I have multiple ESXi 5.5 hosts running a free version of vmware. No vCenter or anything like that. These are at remote sites.
I have these hosts joined to our domain. When we join to the domain, we are able to login with the proper ESXi administrator accounts, however the "Trusted Domains" stays blank.
This works for a few days, but after so long, the login starts to fail for domain accounts with the error. "A general system error occured:"
Manual authentication with an AD account doesn't work either, but local accounts still work. To fix this problem we run the /usr/sbin/services.sh restart command. This fixes the problem for a few days. We can log back in with AD accounts and all is well, but again after a few days it stops working again.
I'd like to figure out why this keeps happening. I've enabled the netlogond.log file and I'm getting entries such as.....
20150727162919:0xffa37b70:INFO:[LWNetSrvGetDCName() /build/mts/release/bora-1471401/likewise/esxi-esxi/src/linux/netlogon/server/api/dcinfo.c:97] Looking for a DC in domain 'domain.org', site '<null>' with flags 140
20150727162919:0xffa37b70:DEBUG:[LWNetCacheDbQuery() /build/mts/release/bora-1471401/likewise/esxi-esxi/src/linux/netlogon/server/api/lwnet-cachedb.c:765] Cached entry not found: domain.org, , 1
20150727162919:0xffa37b70:DEBUG:[LWNetSrvGetDCName() /build/mts/release/bora-1471401/likewise/esxi-esxi/src/linux/netlogon/server/api/dcinfo.c:128] Error at /build/mts/release/bora-1471401/likewise/esxi-esxi/src/linux/netlogon/server/api/dcinfo.c:128 [code: 1355]

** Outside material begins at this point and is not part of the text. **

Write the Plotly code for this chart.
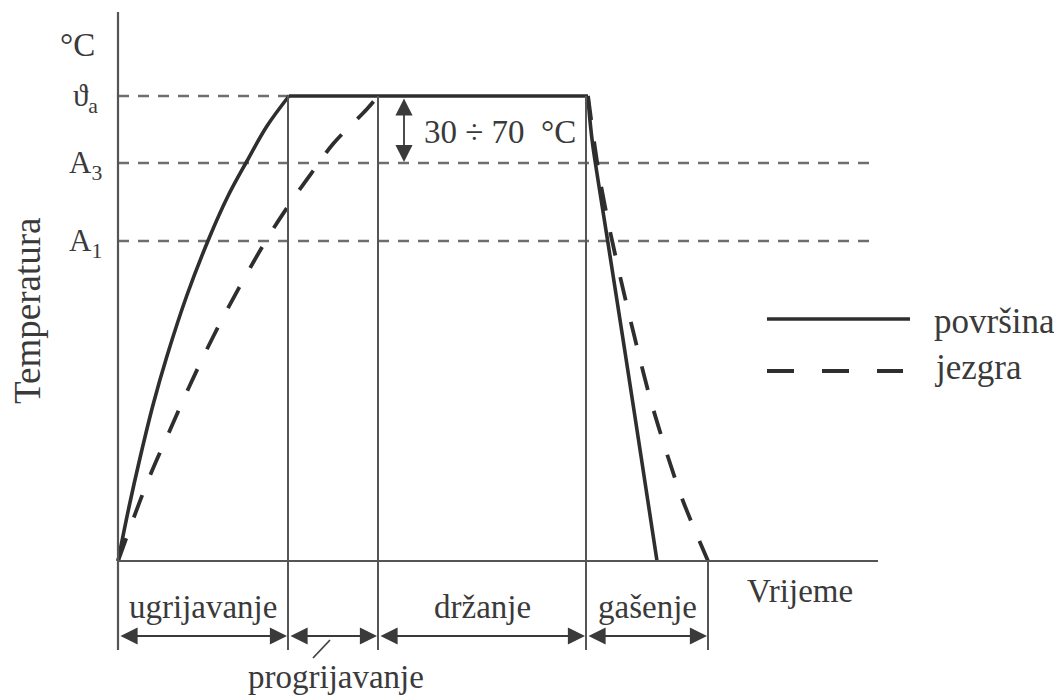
import plotly.graph_objects as go

# ---- data (schematic units: time offset, temperature level) ----
phase_bounds = [0, 170, 260, 468, 590]          # ugrijavanje | progrijavanje | drzanje | gasenje
phase_labels = ["ugrijavanje", "držanje", "gašenje"]
level_names = ["ϑ<sub>a</sub>", "A<sub>3</sub>", "A<sub>1</sub>"]
level_values = [465, 398, 320]

surf_heat_t = [0, 11, 22, 35, 49, 69, 92, 110, 129, 149, 171]
surf_heat_T = [0, 54, 103, 156, 205, 266, 325, 365, 400, 435, 465]
surf_hold_t = [171, 470]
surf_hold_T = [465, 465]
surf_quench_t = [470, 472, 475, 490, 507, 523, 539]
surf_quench_T = [465, 440, 414, 318, 209, 105, 0]

core_heat_t = [0, 29, 52, 72, 95, 122, 152, 175, 195, 215, 249, 260]
core_heat_T = [0, 78, 131, 176, 224, 275, 327, 362, 390, 417, 452, 465]
core_quench_t = [470, 476, 482, 492, 505, 519, 532, 549, 565, 590]
core_quench_T = [465, 420, 381, 330, 272, 214, 163, 107, 60, 0]

axis_end_t = 760
span_text = "30 ÷ 70  °C"

LINE = "#2e2e2e"
TXT = "#3a3a3a"
GRID = "#6e6e6e"
FONT = "Liberation Serif"

fig = go.Figure()

# reference levels (dashed thin)
for name, val in zip(level_names, level_values):
    x_end = surf_heat_t[-1] if val == level_values[0] else axis_end_t
    fig.add_trace(go.Scatter(x=[0, x_end], y=[val, val], mode="lines",
                             line=dict(color=GRID, width=2.4, dash="11px,9px"),
                             hoverinfo="skip", showlegend=False))

# surface (solid)
fig.add_trace(go.Scatter(x=surf_heat_t, y=surf_heat_T, mode="lines",
                         line=dict(color=LINE, width=3.6, shape="spline", smoothing=1.0),
                         showlegend=False))
fig.add_trace(go.Scatter(x=surf_hold_t, y=surf_hold_T, mode="lines",
                         line=dict(color=LINE, width=3.6), showlegend=False))
fig.add_trace(go.Scatter(x=surf_quench_t, y=surf_quench_T, mode="lines",
                         line=dict(color=LINE, width=3.6, shape="spline", smoothing=0.8),
                         showlegend=False))
# core (dashed)
fig.add_trace(go.Scatter(x=core_heat_t, y=core_heat_T, mode="lines",
                         line=dict(color=LINE, width=3.8, dash="24px,22px", shape="spline", smoothing=1.0),
                         showlegend=False))
fig.add_trace(go.Scatter(x=core_quench_t, y=core_quench_T, mode="lines",
                         line=dict(color=LINE, width=3.8, dash="24px,22px", shape="spline", smoothing=0.8),
                         showlegend=False))

bottom = -89
arrow_y = -75
# axes lines
fig.add_shape(type="line", x0=0, x1=0, y0=bottom, y1=549, line=dict(color="#555", width=2.2))
fig.add_shape(type="line", x0=0, x1=axis_end_t, y0=0, y1=0, line=dict(color="#555", width=2.2))
# phase vertical lines
for b in phase_bounds[1:4]:
    fig.add_shape(type="line", x0=b, x1=b, y0=bottom, y1=level_values[0], line=dict(color="#555", width=2))
fig.add_shape(type="line", x0=phase_bounds[4], x1=phase_bounds[4], y0=bottom, y1=0,
              line=dict(color="#555", width=2))

ann = []
# double arrows for phases
for a, b in zip(phase_bounds[:-1], phase_bounds[1:]):
    ann.append(dict(x=b, y=arrow_y, ax=a, ay=arrow_y, axref="x", ayref="y", xref="x", yref="y",
                    text="", showarrow=True, arrowhead=2, startarrowhead=2, arrowside="end+start",
                    arrowsize=1.9, startarrowsize=1.9, arrowwidth=1.8, arrowcolor="#3a3a3a",
                    standoff=1, startstandoff=1))
# phase labels
label_centers = [(phase_bounds[0] + phase_bounds[1]) / 2, (phase_bounds[2] + phase_bounds[3]) / 2,
                 (phase_bounds[3] + phase_bounds[4]) / 2]
for lab, cx in zip(phase_labels, label_centers):
    ann.append(dict(x=cx, y=-46, text=lab, showarrow=False, xref="x", yref="y",
                    font=dict(family=FONT, size=33, color=TXT)))
ann.append(dict(x=218, y=-116, text="progrijavanje", showarrow=False,
                font=dict(family=FONT, size=33, color=TXT)))
ann.append(dict(x=682, y=-30, text="Vrijeme", showarrow=False,
                font=dict(family=FONT, size=33, color=TXT)))
ann.append(dict(x=-91, y=250, text="Temperatura", textangle=-90, showarrow=False,
                font=dict(family=FONT, size=37, color=TXT)))
ann.append(dict(x=-41, y=516, text="°C", showarrow=False,
                font=dict(family=FONT, size=33, color=TXT)))
for name, val in zip(level_names, level_values):
    ann.append(dict(x=-33, y=val - 2, text=name, showarrow=False,
                    font=dict(family=FONT, size=31, color=TXT)))
# 30÷70 span arrow
ann.append(dict(x=286, y=level_values[1], ax=286, ay=level_values[0], axref="x", ayref="y",
                text="", showarrow=True, arrowhead=2, startarrowhead=2, arrowside="end+start",
                arrowsize=1.9, startarrowsize=1.9, arrowwidth=1.8, arrowcolor="#3a3a3a",
                standoff=1, startstandoff=1))
ann.append(dict(x=382, y=429, text=span_text, showarrow=False,
                font=dict(family=FONT, size=33, color=TXT)))
# legend
fig.add_shape(type="line", x0=649, x1=792, y0=242, y1=242, line=dict(color=LINE, width=3.6))
fig.add_shape(type="line", x0=649, x1=785, y0=190, y1=190,
              line=dict(color=LINE, width=3.8, dash="27px,28px"))
ann.append(dict(x=814, y=240, text="površina", showarrow=False, xanchor="left",
                font=dict(family=FONT, size=35, color=TXT)))
ann.append(dict(x=814, y=194, text="jezgra", showarrow=False, xanchor="left",
                font=dict(family=FONT, size=35, color=TXT)))

# leader line for progrijavanje
fig.add_shape(type="line", x0=195, x1=212, y0=-97, y1=-79, line=dict(color="#444", width=1.8))

# page body has an 8px margin, so ranges are offset to keep the marks in place
fig.update_layout(
    width=1062, height=695, autosize=False,
    margin=dict(l=0, r=0, t=0, b=0),
    paper_bgcolor="white", plot_bgcolor="white",
    xaxis=dict(range=[-110, 952], visible=False, fixedrange=True),
    yaxis=dict(range=[-142, 553], visible=False, fixedrange=True),
    annotations=ann, showlegend=False,
)
fig.write_html("out.html")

20150727162919:0xffa15b70:INFO:[LWNetSrvGetDCTime() /build/mts/release/bora-1471401/likewise/esxi-esxi/src/linux/netlogon/server/api/dcinfo.c:434] Determining the current time for domain 'domain.org'
20150727162919:0xffa15b70:INFO:[LWNetSrvGetDCName() /build/mts/release/bora-1471401/likewise/esxi-esxi/src/linux/netlogon/server/api/dcinfo.c:97] Looking for a DC in domain 'domain.org', site '<null>' with flags 10
20150727162919:0xffa26b70:INFO:[LWNetSrvGetDCName() /build/mts/release/bora-1471401/likewise/esxi-esxi/src/linux/netlogon/server/api/dcinfo.c:97] Looking for a DC in domain 'domain.org', site '<null>' with flags 0
20150727162924:0xffa15b70:INFO:[LWNetSrvGetDCName() /build/mts/release/bora-1471401/likewise/esxi-esxi/src/linux/netlogon/server/api/dcinfo.c:97] Looking for a DC in domain 'domain.org', site '<null>' with flags 0
20150727162924:0xffa48b70:INFO:[LWNetSrvGetDCName() /build/mts/release/bora-1471401/likewise/esxi-esxi/src/linux/netlogon/server/api/dcinfo.c:97] Looking for a DC in domain 'domain.org', site '<null>' with flags 0
I've also done numerous tests such as pinging the DC's, verifying FQDN's work, DNS entries, time setup, everything seems correct.
Any idea why this keeps happening? Any additional logging that I can look into?
Are ESXi and DC both syncing time from same NTP server?
I have a feeling this has to do with time difference. Next time it goes out of sync, check the time on both the servers.
With netlogond there are other likewise agents. Try logging them too VMware KB: Enabling logging for Likewise agents on ESXi/ESX
Also, take a look at this convo How to Troubleshoot "Errors in Active Directory Operations" Messages
Yeah all devices are syncing from the same source, I did verify that the times were synced correctly when these issues came up. I'll look at additional logging as well as that article you sent, although that seems to be more for version 6. I'll look into it though.
EDIT: I did enable lwiod.log but I'm not seeing anything super interesting so far.
*bump*
Any other feedback or ideas? Any extra logging I can do?
I've also started to see this problem on Hosts running 5.5.0 build 2718055.
Turned on advanced logging to lwiod, lsassd and netlogond and seeing the same message mentioned in the original post.
Time is being sync'd with the local domain controller.
Have unbound and rebound the host and run /bin/services.sh restart after doing so.
Anyone have ANY other ideas? Kind of a high priority issue.